Já para 2014, o BoJ prevê uma forte recuperação econômica mundial, o que elevaria os preços internacionais das commodities e revigoraria a demanda externa. Com isso, a inflação deve saltar para 1,3%, excluindo os efeitos da elevação do imposto sobre o consumo (equivalente ao IVA), previsto para abril de 2014. Agregando tais impactos, a inflação poderia atingir 4,2% segundo modelos do BC. Não parece factível atualmente.

A questão é quão eficiente é o pacote de compras de ativos para "reanimar os preços" nos próximos dois anos. A meta de inflação de 1% criada em fevereiro juntamente com o APP mostrou que o governo deseja ser mais efetivo no combate à espiral deflacionária que ronda o país desde a década de 1990, quando do estouro da bolha de ativos. Desse período até hoje, uma rápida análise entre a expansão do balanço do banco central, da oferta de moeda e do CPI mostra pouca (ou nenhuma) correlação entre tais expansões e a inflação.

O BoJ também anunciou a criação de uma linha de crédito especial ilimitada ("Stimulating Bank Lending Facility") para estimular os empréstimos bancários, na qual irá fornecer recursos para até quatro prazos a taxas de juro do overnight (0% a 0,1%). Entretanto, o custo real de empréstimos, considerando a deflação, pode tornar pouco atrativa essa operação vis-à-vis outros tipos em mercados internacionais. Algo para ser acompanhado.

Quanto ao crescimento, o BoJ explica que o corte nas projeções de crescimento deve-se à deterioração do cenário externo, o que adiou a recuperação da economia japonesa. Com a demanda externa desaquecida, as exportações e a produção industrial devem permanecer fracas na segunda metade do ano fiscal de 2012 e em 2013, como já está muito claro nos indicadores. A produção mostrou, em setembro, queda dessazonalizada de 4,1%, a terceira consecutiva, em dados divulgados ontem. A balança comercial mostra recorde histórico de 3,2 trilhões de ienes em déficit no primeiro semestre do ano fiscal japonês (abril a setembro).

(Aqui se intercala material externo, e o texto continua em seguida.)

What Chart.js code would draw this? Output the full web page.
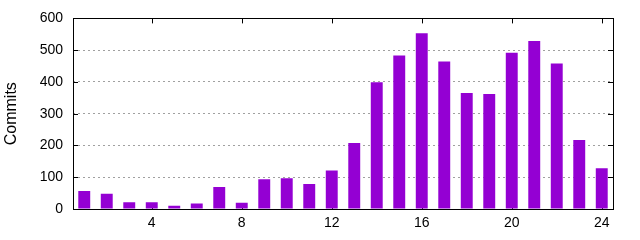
<!DOCTYPE html>
<html>
<head>
<meta charset="utf-8">
<script src="https://cdn.jsdelivr.net/npm/chart.js@4"></script>
<style>
  html, body { margin: 0; padding: 0; background: #fff; }
  #wrap { width: 640px; height: 240px; }
</style>
</head>
<body>
<div id="wrap"><canvas id="commits-graph"></canvas></div>
<script>
var hours = [1, 2, 3, 4, 5, 6, 7, 8, 9, 10, 11, 12, 13, 14, 15, 16, 17, 18, 19, 20, 21, 22, 23, 24];
var commits = [57, 48, 21, 21, 10, 17, 69, 20, 94, 97, 79, 121, 208, 399, 483, 553, 464, 365, 362, 492, 529, 458, 217, 128];
var hour_ticks = [4, 8, 12, 16, 20, 24];
var commit_ticks = [0, 100, 200, 300, 400, 500, 600];

var points = [];
for (var i = 0; i < hours.length; i++) {
    points.push({x: hours[i], y: commits[i]});
}

// gnuplot like frame with inward tics
const framePlugin = {
    id: 'frame',
    beforeDatasetsDraw(chart) {
        const ctx = chart.ctx;
        const area = chart.chartArea;
        const xs = chart.scales.x;
        const ys = chart.scales.y;
        ctx.save();
        ctx.strokeStyle = '#000';
        ctx.lineWidth = 1;
        ctx.beginPath();
        for (let i = 0; i < hour_ticks.length; i++) {
            let px = Math.round(xs.getPixelForValue(hour_ticks[i])) + 0.5;
            ctx.moveTo(px, area.bottom);
            ctx.lineTo(px, area.bottom - 5);
            ctx.moveTo(px, area.top);
            ctx.lineTo(px, area.top + 5);
        }
        for (let i = 0; i < commit_ticks.length; i++) {
            let py = Math.round(ys.getPixelForValue(commit_ticks[i])) + 0.5;
            ctx.moveTo(area.left, py);
            ctx.lineTo(area.left + 5, py);
            ctx.moveTo(area.right, py);
            ctx.lineTo(area.right - 5, py);
        }
        ctx.stroke();
        ctx.restore();
    },
    afterDatasetsDraw(chart) {
        const ctx = chart.ctx;
        const a = chart.chartArea;
        ctx.save();
        ctx.strokeStyle = '#000';
        ctx.lineWidth = 1;
        ctx.strokeRect(Math.round(a.left) + 0.5, Math.round(a.top) + 0.5,
            Math.round(a.right - a.left), Math.round(a.bottom - a.top));
        ctx.restore();
    }
};

Chart.defaults.font.family = "'Liberation Sans', Arial, sans-serif";
Chart.defaults.font.size = 14;
Chart.defaults.color = '#000';

const commits_graph = document.getElementById('commits-graph').getContext('2d');
let barChart = new Chart(commits_graph, {
    type: 'bar',
    data: {
        datasets: [
            {
                label: 'Commits',
                data: points,
                backgroundColor: '#9400d3',
                borderWidth: 0,
                categoryPercentage: 1,
                barPercentage: 0.53,
            },
        ],
    },
    options: {
        responsive: true,
        maintainAspectRatio: false,
        animation: false,
        layout: {
            padding: {top: 14, right: 27, left: 0, bottom: 0}
        },
        plugins: {
            legend: {display: false},
            tooltip: {enabled: false},
        },
        scales: {
            x: {
                type: 'linear',
                min: 0.5,
                max: 24.5,
                offset: false,
                afterBuildTicks: function(scale) {
                    scale.ticks = hour_ticks.map(function(v) { return {value: v}; });
                },
                afterFit: function(scale) {
                    scale.height = 31;
                },
                grid: {display: false, drawTicks: false},
                border: {display: false},
                ticks: {padding: 6, maxRotation: 0, autoSkip: false},
            },
            y: {
                min: 0,
                max: 600,
                afterBuildTicks: function(scale) {
                    scale.ticks = commit_ticks.map(function(v) { return {value: v}; });
                },
                afterFit: function(scale) {
                    scale.width = 73;
                },
                grid: {
                    drawTicks: false,
                    lineWidth: 1,
                    color: function(c) {
                        if (c.tick && (c.tick.value === 0 || c.tick.value === 600)) {
                            return 'rgba(0,0,0,0)';
                        }
                        return '#a0a0a0';
                    },
                },
                border: {display: false, dash: [2, 3]},
                ticks: {padding: 10},
                title: {
                    display: true,
                    text: 'Commits',
                    font: {size: 16},
                    padding: {top: 2, bottom: 0},
                },
            },
        },
    },
    plugins: [framePlugin],
});
</script>
</body>
</html>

Não à toa, o governo japonês aprovou em 26 de outubro um pacote de estímulo econômico voltado à infraestrutura (especialmente em regiões abaladas pelo tsunami) da ordem de até 422,6 bilhões de ienes (algo como US$ 5,3 bilhões). Os recursos virão de um fundo emergencial do governo, não da emissão de dívida.

O país, aliás, enfrenta outro desafio no meio desse ambiente: evitar um "fiscal cliff" (abismo fiscal) até novembro. Trata-se da aprovação do aumento de recursos (emissão de títulos) para financiar a dívida pública que sempre foi técnica, automática. O orçamento prevê despesas de 90,3 trilhões de ienes, dos quais, 38,3 trilhões via emissão de dívida.

Imbróglios políticos entre o partido do primeiro-ministro Yoshihiko Noda (DPJ) e a oposição (LDP) paralisaram as votações. A oposição exige que seja cumprida a promessa de dissolver o Parlamento e convocar uma eleição geral antecipada.

A emissão de títulos públicos cobrirá cerca de 40% do orçamento até o fim do ano fiscal. Os demais 60% serão financiados por impostos e outras receitas. Diante do bloqueio da oposição, as despesas correntes e, principalmente, o repasse de recursos para as regiões tiveram que ser adiados. A situação tende a piorar na permanência desse impasse político. O governo só tem recursos até o mês de novembro. A dívida bruta do Japão atinge hoje 240% do PIB.